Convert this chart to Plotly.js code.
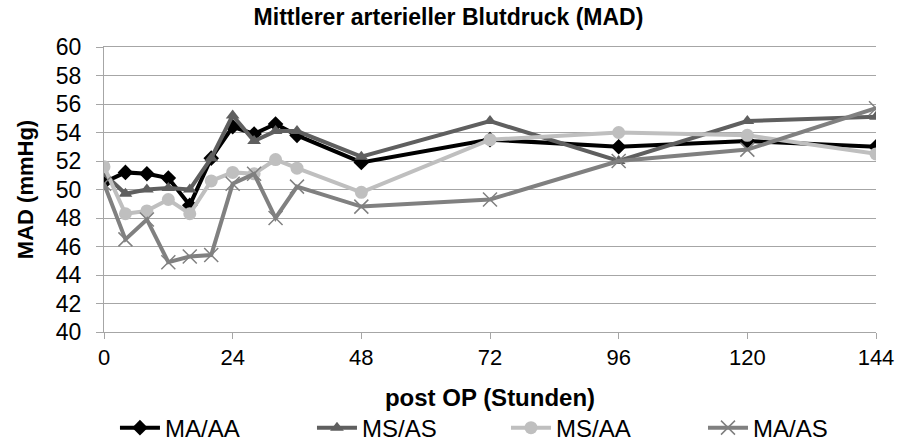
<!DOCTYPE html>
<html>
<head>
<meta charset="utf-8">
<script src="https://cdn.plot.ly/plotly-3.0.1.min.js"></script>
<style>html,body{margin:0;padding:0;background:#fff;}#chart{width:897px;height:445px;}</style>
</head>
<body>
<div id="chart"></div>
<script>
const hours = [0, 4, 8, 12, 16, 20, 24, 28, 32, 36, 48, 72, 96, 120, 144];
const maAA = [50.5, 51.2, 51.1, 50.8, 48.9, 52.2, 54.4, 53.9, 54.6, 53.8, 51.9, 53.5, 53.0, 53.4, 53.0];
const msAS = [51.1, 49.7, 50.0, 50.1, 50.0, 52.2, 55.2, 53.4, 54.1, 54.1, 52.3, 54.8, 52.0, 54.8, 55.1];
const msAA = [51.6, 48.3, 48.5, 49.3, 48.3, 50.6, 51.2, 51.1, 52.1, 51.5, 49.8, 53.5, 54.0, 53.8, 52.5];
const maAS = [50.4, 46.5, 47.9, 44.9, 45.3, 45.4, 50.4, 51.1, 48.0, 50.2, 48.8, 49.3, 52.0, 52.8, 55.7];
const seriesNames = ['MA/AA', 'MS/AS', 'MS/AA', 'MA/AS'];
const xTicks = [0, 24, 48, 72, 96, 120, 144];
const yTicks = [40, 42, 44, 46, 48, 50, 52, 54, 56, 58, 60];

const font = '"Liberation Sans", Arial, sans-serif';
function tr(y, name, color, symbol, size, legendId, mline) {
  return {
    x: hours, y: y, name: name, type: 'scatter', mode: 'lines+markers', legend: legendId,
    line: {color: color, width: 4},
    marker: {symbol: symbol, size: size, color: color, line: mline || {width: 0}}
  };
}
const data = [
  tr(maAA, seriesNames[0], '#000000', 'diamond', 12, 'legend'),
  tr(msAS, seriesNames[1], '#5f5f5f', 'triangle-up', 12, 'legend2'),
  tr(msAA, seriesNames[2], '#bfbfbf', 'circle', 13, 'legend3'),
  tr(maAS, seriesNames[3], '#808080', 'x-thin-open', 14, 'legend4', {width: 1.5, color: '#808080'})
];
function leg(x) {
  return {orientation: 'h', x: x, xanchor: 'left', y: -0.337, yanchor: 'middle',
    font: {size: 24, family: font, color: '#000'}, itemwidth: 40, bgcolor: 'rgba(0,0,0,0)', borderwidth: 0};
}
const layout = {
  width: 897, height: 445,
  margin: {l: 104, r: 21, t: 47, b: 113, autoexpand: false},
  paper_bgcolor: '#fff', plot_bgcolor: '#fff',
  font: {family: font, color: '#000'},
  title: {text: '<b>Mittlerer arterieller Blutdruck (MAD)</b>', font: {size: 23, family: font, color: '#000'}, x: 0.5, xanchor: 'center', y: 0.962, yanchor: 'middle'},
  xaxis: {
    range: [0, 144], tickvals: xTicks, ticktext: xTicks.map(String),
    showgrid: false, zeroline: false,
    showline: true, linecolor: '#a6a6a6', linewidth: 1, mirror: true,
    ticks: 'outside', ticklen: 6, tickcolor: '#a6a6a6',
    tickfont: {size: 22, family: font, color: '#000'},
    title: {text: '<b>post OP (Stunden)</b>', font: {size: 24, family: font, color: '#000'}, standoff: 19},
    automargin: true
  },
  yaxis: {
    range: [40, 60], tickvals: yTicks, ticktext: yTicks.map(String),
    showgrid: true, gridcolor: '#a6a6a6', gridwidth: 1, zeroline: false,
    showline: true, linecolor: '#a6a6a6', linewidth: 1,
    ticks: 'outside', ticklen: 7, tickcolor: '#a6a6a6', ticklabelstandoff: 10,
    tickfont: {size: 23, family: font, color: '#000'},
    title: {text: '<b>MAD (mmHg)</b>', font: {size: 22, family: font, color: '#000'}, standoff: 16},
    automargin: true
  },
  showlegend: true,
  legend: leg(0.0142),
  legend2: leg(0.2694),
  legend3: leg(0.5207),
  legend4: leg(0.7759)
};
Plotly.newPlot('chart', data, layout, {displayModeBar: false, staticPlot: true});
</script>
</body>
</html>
---
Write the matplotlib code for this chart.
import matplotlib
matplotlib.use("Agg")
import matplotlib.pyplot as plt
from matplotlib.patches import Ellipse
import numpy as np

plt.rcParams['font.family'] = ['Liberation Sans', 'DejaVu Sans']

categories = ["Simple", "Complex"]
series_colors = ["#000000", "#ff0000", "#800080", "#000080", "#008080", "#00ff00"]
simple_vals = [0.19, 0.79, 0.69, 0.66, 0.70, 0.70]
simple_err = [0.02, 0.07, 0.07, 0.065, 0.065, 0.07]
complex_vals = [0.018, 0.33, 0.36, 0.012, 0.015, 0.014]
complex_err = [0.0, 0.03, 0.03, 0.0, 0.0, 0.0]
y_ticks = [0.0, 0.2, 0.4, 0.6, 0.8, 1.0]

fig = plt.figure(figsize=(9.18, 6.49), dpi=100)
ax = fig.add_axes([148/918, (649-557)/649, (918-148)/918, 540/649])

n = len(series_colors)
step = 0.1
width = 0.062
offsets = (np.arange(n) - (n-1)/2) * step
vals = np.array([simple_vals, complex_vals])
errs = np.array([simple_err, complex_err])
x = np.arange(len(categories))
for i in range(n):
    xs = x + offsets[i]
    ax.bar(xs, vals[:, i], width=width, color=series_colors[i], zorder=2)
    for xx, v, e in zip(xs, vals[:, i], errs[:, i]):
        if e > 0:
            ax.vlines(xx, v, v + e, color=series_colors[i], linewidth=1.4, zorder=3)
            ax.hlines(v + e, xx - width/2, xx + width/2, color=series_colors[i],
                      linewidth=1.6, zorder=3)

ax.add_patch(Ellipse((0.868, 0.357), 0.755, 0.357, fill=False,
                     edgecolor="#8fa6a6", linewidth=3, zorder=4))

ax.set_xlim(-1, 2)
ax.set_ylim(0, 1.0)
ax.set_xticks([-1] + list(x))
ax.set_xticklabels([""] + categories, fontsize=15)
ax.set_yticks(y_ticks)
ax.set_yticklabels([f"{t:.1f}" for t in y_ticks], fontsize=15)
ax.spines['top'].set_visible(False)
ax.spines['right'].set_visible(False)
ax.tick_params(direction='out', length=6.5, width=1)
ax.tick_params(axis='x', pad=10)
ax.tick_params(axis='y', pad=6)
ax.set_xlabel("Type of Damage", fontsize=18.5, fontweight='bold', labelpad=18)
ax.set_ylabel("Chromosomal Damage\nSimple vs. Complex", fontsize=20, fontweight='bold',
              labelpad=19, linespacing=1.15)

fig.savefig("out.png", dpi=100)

-- Requirement --
Write out exactly the lines from the one that has "Convert this chart to Plotly.js code." down to the one that has "56, 58, 60];", including both. Pictures stay out of the copy.

-- Solution --
Convert this chart to Plotly.js code.
<!DOCTYPE html>
<html>
<head>
<meta charset="utf-8">
<script src="https://cdn.plot.ly/plotly-3.0.1.min.js"></script>
<style>html,body{margin:0;padding:0;background:#fff;}#chart{width:897px;height:445px;}</style>
</head>
<body>
<div id="chart"></div>
<script>
const hours = [0, 4, 8, 12, 16, 20, 24, 28, 32, 36, 48, 72, 96, 120, 144];
const maAA = [50.5, 51.2, 51.1, 50.8, 48.9, 52.2, 54.4, 53.9, 54.6, 53.8, 51.9, 53.5, 53.0, 53.4, 53.0];
const msAS = [51.1, 49.7, 50.0, 50.1, 50.0, 52.2, 55.2, 53.4, 54.1, 54.1, 52.3, 54.8, 52.0, 54.8, 55.1];
const msAA = [51.6, 48.3, 48.5, 49.3, 48.3, 50.6, 51.2, 51.1, 52.1, 51.5, 49.8, 53.5, 54.0, 53.8, 52.5];
const maAS = [50.4, 46.5, 47.9, 44.9, 45.3, 45.4, 50.4, 51.1, 48.0, 50.2, 48.8, 49.3, 52.0, 52.8, 55.7];
const seriesNames = ['MA/AA', 'MS/AS', 'MS/AA', 'MA/AS'];
const xTicks = [0, 24, 48, 72, 96, 120, 144];
const yTicks = [40, 42, 44, 46, 48, 50, 52, 54, 56, 58, 60];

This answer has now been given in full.